The construction fatality rate is declining faster in Texas than most other states according to a new analysis of federal safety data conducted by the Associated General Contractors of America. Association officials noted that the state's construction fatality and injury rates have declined, as many contractors have spent much of the past decade focusing on improving workplace safety.
“While none of our members will be happy until there are zero injuries and zero fatalities on construction sites, the steps our firms are taking in Texas to improve construction safety are working,” said Brian Turmail, the national association’s spokesperson. “When you work next to heavy machinery in tight quarters - erecting structures and building roads and bridges -- making sure workers are safe is essential.”
Turmail said that Texas went from having a construction fatality rate in 2008 (the earliest year such data is available) of 13.1 deaths per 100,000 workers to having a fatality rate of 9.7 in 2011 (the most recent year such data is available). The state’s 26 percent decline in fatality rate was the eighth largest drop compared to the 41 states and the District of Columbia where the federal Bureau of Labor Statistics tracks fatality rates. Texas went from having the 32nd highest fatality rate in 2008 to the 20th, Turmail added.

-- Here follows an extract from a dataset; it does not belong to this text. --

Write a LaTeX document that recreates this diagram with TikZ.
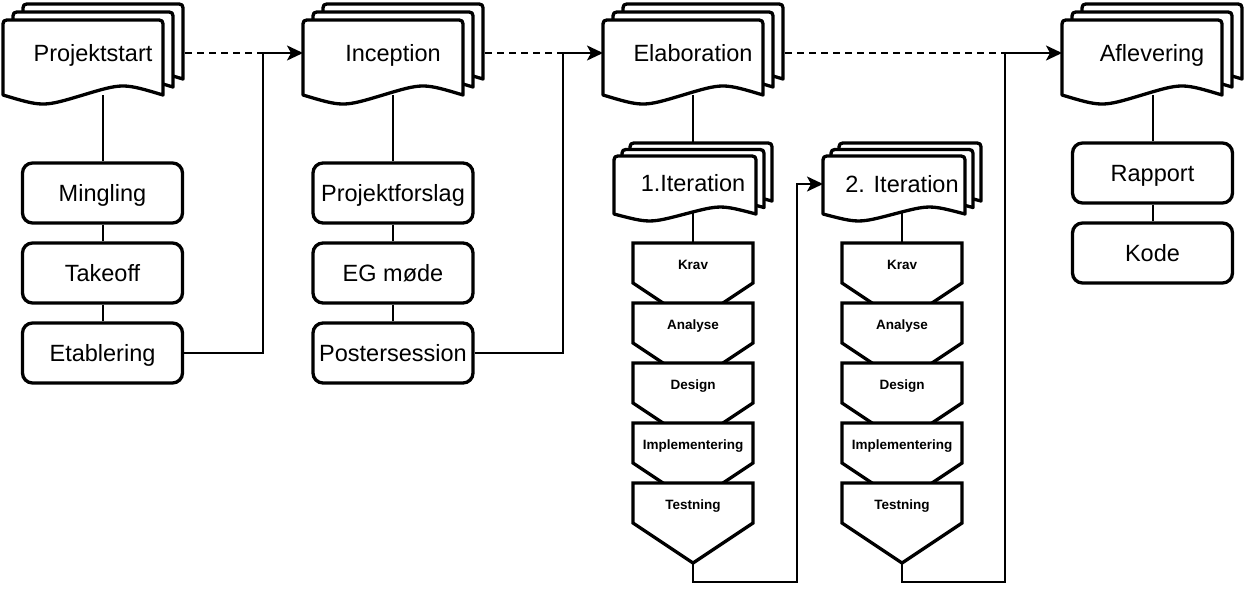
\documentclass[tikz,border=0pt]{standalone}
\usepackage{fontspec}
\setmainfont{Liberation Sans}
\usetikzlibrary{arrows.meta,calc}
\pgfdeclarelayer{bg}
\pgfsetlayers{bg,main}

\tikzset{
  docfill/.style={draw=black, fill=white, line width=3.3pt, line join=round},
  doctext/.style={font=\fontsize{23.5}{28}\selectfont, inner sep=0pt,
    text height=16.8pt, text depth=0pt},
  rbox/.style={draw, fill=white, line width=3.3pt, rounded corners=10pt,
    minimum width=160pt, minimum height=60pt, inner sep=0pt,
    text height=16.8pt, text depth=0pt,
    font=\fontsize{23.5}{28}\selectfont},
  pentfill/.style={draw, fill=white, line width=3.3pt, line join=miter},
  penttext/.style={minimum width=120pt, minimum height=44pt, inner sep=0pt,
    text height=9.7pt, text depth=0pt,
    font=\fontsize{13.5}{16}\selectfont\bfseries},
  conn/.style={line width=2pt},
  dconn/.style={line width=2pt, dash pattern=on 7pt off 5pt},
  arr/.style={-{Stealth[length=16pt,width=15pt,inset=4pt]}}
}

% one document sheet: left, top, width, height (to wave ends)
\newcommand\onedoc[4]{%
  \path[docfill] ({#1+#3},{#2+#4}) -- ({#1+#3},{#2+8})
    .. controls ({#1+#3},#2) .. ({#1+#3-8},#2) -- ({#1+8},#2)
    .. controls (#1,#2) .. (#1,{#2+8}) -- (#1,{#2+#4})
    .. controls ({#1+#3/4},{#2+#4+0.16*#4}) .. ({#1+#3/2},{#2+#4})
    .. controls ({#1+3*#3/4},{#2+#4-0.16*#4}) .. ({#1+#3},{#2+#4}) -- cycle;}

% multi-document: name, X, Y, w, h, dx, dy, text, text y (cap centre)
\newcommand\mdoc[9]{%
  \onedoc{#2+2*#6}{#3}{#4}{#5}
  \onedoc{#2+#6}{#3+#7}{#4}{#5}
  \onedoc{#2}{#3+2*#7}{#4}{#5}
  \node[doctext] (#1) at ({#2+#4/2+#6},#9) {#8};
  \coordinate (#1-w) at (#2,#9);
  \coordinate (#1-e) at ({#2+#4+2*#6+2},#9);
  \coordinate (#1-s) at ({#2+#4/2+#6},{#3+2*#7+#5});
  \coordinate (#1-n) at ({#2+#4/2+#6},#3);}

% off-page connector: name, cx, top, text
\newcommand\penta[4]{%
  \path[pentfill] ({#2-60},#3) -- ({#2+60},#3) -- ({#2+60},{#3+40})
    -- (#2,{#3+80}) -- ({#2-60},{#3+40}) -- cycle;
  \node[penttext] (#1) at (#2,{#3+21.5}) {#4};
  \coordinate (#1-tip) at (#2,{#3+80});}

\begin{document}
\begin{tikzpicture}[x=1pt,y=-1pt]
\useasboundingbox (0,0) rectangle (1244,600);

% multi-documents
\mdoc{ps}{3}{4}{160}{75}{10}{8}{Projektstart}{53}
\mdoc{ip}{303}{4}{160}{75}{10}{8}{Inception}{53}
\mdoc{el}{603}{4}{160}{75}{10}{8}{Elaboration}{53}
\mdoc{af}{1062}{4}{160}{75}{10}{8}{Aflevering}{53}
\mdoc{ita}{614}{143}{142}{58}{8}{6.5}{1.Iteration}{183.5}
\mdoc{itb}{823}{143}{142}{58}{8}{6.5}{2. Iteration}{184}

% rounded boxes
\node[rbox] (ming) at (102.5,193) {Mingling};
\node[rbox] (take) at (102.5,273) {Takeoff};
\node[rbox] (etab) at (102.5,353) {Etablering};
\node[rbox] (pfor) at (393,193) {Projektforslag};
\node[rbox] (egm)  at (393,273) {EG møde};
\node[rbox] (post) at (393,353) {Postersession};
\node[rbox] (rap)  at (1152.5,173) {Rapport};
\node[rbox] (kode) at (1152.5,253) {Kode};

% phases
\penta{kra}{693}{243}{Krav}
\penta{ana}{693}{303}{Analyse}
\penta{dea}{693}{363}{Design}
\penta{ima}{693}{423}{Implementering}
\penta{tea}{693}{483}{Testning}
\penta{krb}{902}{243}{Krav}
\penta{anb}{902}{303}{Analyse}
\penta{deb}{902}{363}{Design}
\penta{imb}{902}{423}{Implementering}
\penta{teb}{902}{483}{Testning}

% junction coordinates
\coordinate (ja) at (263,0);
\coordinate (jb) at (563,0);
\coordinate (jc) at (797,0);
\coordinate (jd) at (1005,0);
\coordinate (bot) at (0,582);

\begin{pgfonlayer}{bg}
  \draw[conn] (ps-s -| ming) -- (ming) -- (take) -- (etab);
  \draw[conn] (ip-s -| pfor) -- (pfor) -- (egm) -- (post);
  \draw[conn] (af-s -| rap) -- (rap) -- (kode);
  \draw[conn] (el-s) -- (ita-n) -- (kra);
  \draw[conn] (kra) -- (ana) -- (dea) -- (ima) -- (tea);
  \draw[conn] (itb-n) -- (krb);
  \draw[conn] (krb) -- (anb) -- (deb) -- (imb) -- (teb);

  \draw[dconn] (ps-e) -- (ps-e -| ja);
  \draw[dconn] (ip-e) -- (ip-e -| jb);
  \draw[dconn] (el-e) -- (el-e -| jd);

  \draw[conn,arr] (etab.east) -- (etab.east -| ja) -- (ja |- ip-w) -- (ip-w);
  \draw[conn,arr] (post.east) -- (post.east -| jb) -- (jb |- el-w) -- (el-w);
  \draw[conn,arr] (tea-tip) -- (tea-tip |- bot) -- (bot -| jc) -- (jc |- itb-w) -- (itb-w);
  \draw[conn,arr] (teb-tip) -- (teb-tip |- bot) -- (bot -| jd) -- (jd |- af-w) -- (af-w);
\end{pgfonlayer}
\end{tikzpicture}
\end{document}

Meanwhile, Texas contractors have successfully reduced the construction injury rate by 36 percent between 2003 and 2011 (the earliest and most recent years such data is available), from 4.4 injuries per 100 workers to 2.8. The state now has the seventh lowest construction injury rate among the 41 states and the District of Columbia were similar data is still available, Turmail added.
Turmail announced the new safety data during a visit to a Houston construction site participating in a statewide halt in construction activity, known as a Safety Stand Down, so contractors can provide additional safety training for their workers. The association spokesman said that one of the reasons for the decline in construction and fatality rates is that many construction firms in Texas have worked hard to improve workplace safety, noting that today was the 10th anniversary of the statewide Safety Stand Downs.
He added that many firms and local association chapters in Texas have created new safety programs focused on reducing the risk of falling on the job site, getting struck by moving equipment, and succumbing to dehydration and heat exhaustion during the state's long, hot summers. Also, he added, many firms and chapters have brought on new staff whose main focus is ensuring construction sites are safe and crews are using safety gear properly.
Despite the improving safety trends, Turmail said his association and its member firms will continue to hold Safety Stand Downs, offer safety training and partner with agencies like the Occupational Safety & Health Administration (OSHA) to find new ways to improve safety.
“This is Texas and we can do even better when it comes to the fatality rate and the injury rate for construction,” Turmail said.